── Supplied material

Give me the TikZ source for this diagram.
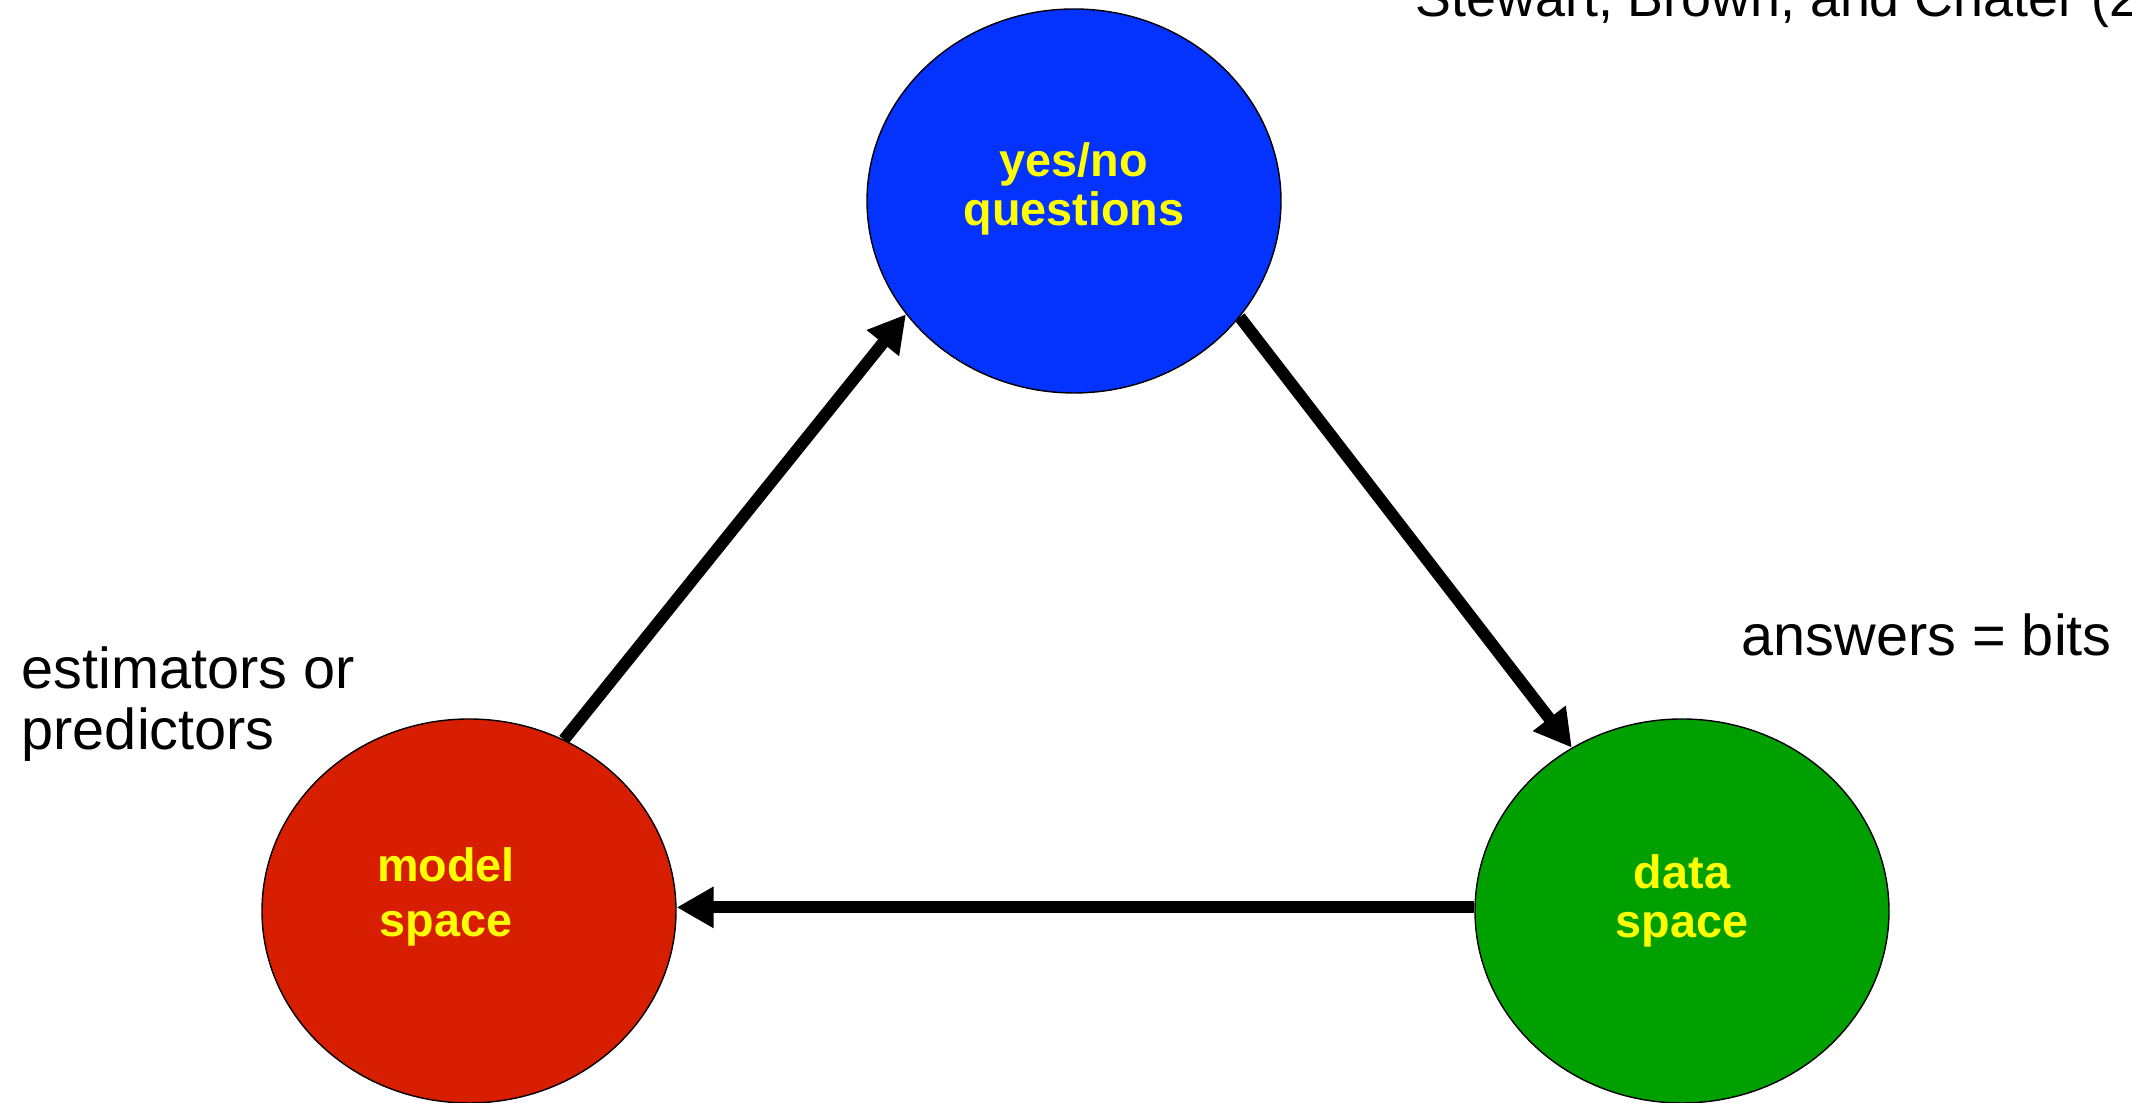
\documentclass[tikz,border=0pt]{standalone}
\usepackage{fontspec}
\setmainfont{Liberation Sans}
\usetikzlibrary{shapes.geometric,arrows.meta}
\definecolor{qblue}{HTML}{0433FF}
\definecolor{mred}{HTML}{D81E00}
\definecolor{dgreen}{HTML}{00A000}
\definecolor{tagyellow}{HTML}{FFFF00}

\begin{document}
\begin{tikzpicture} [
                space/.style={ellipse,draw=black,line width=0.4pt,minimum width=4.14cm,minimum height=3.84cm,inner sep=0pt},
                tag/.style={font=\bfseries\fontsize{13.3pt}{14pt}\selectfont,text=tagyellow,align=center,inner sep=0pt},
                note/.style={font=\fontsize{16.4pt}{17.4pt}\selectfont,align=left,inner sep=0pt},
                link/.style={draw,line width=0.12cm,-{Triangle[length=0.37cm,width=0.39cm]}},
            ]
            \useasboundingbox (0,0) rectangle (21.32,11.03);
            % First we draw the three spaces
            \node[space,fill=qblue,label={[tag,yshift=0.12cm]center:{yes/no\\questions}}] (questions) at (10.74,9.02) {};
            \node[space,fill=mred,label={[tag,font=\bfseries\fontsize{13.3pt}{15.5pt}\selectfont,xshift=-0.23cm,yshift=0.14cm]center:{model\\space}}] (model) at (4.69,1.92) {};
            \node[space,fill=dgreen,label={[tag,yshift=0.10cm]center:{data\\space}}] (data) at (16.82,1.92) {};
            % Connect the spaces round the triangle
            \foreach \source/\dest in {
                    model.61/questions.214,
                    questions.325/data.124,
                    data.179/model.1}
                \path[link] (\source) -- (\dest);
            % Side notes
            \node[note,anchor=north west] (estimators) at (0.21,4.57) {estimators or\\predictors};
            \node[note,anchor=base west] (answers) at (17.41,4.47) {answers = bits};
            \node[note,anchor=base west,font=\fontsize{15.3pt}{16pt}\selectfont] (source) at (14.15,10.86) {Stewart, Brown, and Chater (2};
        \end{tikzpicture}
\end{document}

────

#### [Short task]
Transcribe the material exactly, keeping every word and none of the pictures.

#### [Problem solution]
Give me the TikZ source for this diagram.
\documentclass[tikz,border=0pt]{standalone}
\usepackage{fontspec}
\setmainfont{Liberation Sans}
\usetikzlibrary{shapes.geometric,arrows.meta}
\definecolor{qblue}{HTML}{0433FF}
\definecolor{mred}{HTML}{D81E00}
\definecolor{dgreen}{HTML}{00A000}
\definecolor{tagyellow}{HTML}{FFFF00}

\begin{document}
\begin{tikzpicture} [
                space/.style={ellipse,draw=black,line width=0.4pt,minimum width=4.14cm,minimum height=3.84cm,inner sep=0pt},
                tag/.style={font=\bfseries\fontsize{13.3pt}{14pt}\selectfont,text=tagyellow,align=center,inner sep=0pt},
                note/.style={font=\fontsize{16.4pt}{17.4pt}\selectfont,align=left,inner sep=0pt},
                link/.style={draw,line width=0.12cm,-{Triangle[length=0.37cm,width=0.39cm]}},
            ]
            \useasboundingbox (0,0) rectangle (21.32,11.03);
            % First we draw the three spaces
            \node[space,fill=qblue,label={[tag,yshift=0.12cm]center:{yes/no\\questions}}] (questions) at (10.74,9.02) {};
            \node[space,fill=mred,label={[tag,font=\bfseries\fontsize{13.3pt}{15.5pt}\selectfont,xshift=-0.23cm,yshift=0.14cm]center:{model\\space}}] (model) at (4.69,1.92) {};
            \node[space,fill=dgreen,label={[tag,yshift=0.10cm]center:{data\\space}}] (data) at (16.82,1.92) {};
            % Connect the spaces round the triangle
            \foreach \source/\dest in {
                    model.61/questions.214,
                    questions.325/data.124,
                    data.179/model.1}
                \path[link] (\source) -- (\dest);
            % Side notes
            \node[note,anchor=north west] (estimators) at (0.21,4.57) {estimators or\\predictors};
            \node[note,anchor=base west] (answers) at (17.41,4.47) {answers = bits};
            \node[note,anchor=base west,font=\fontsize{15.3pt}{16pt}\selectfont] (source) at (14.15,10.86) {Stewart, Brown, and Chater (2};
        \end{tikzpicture}
\end{document}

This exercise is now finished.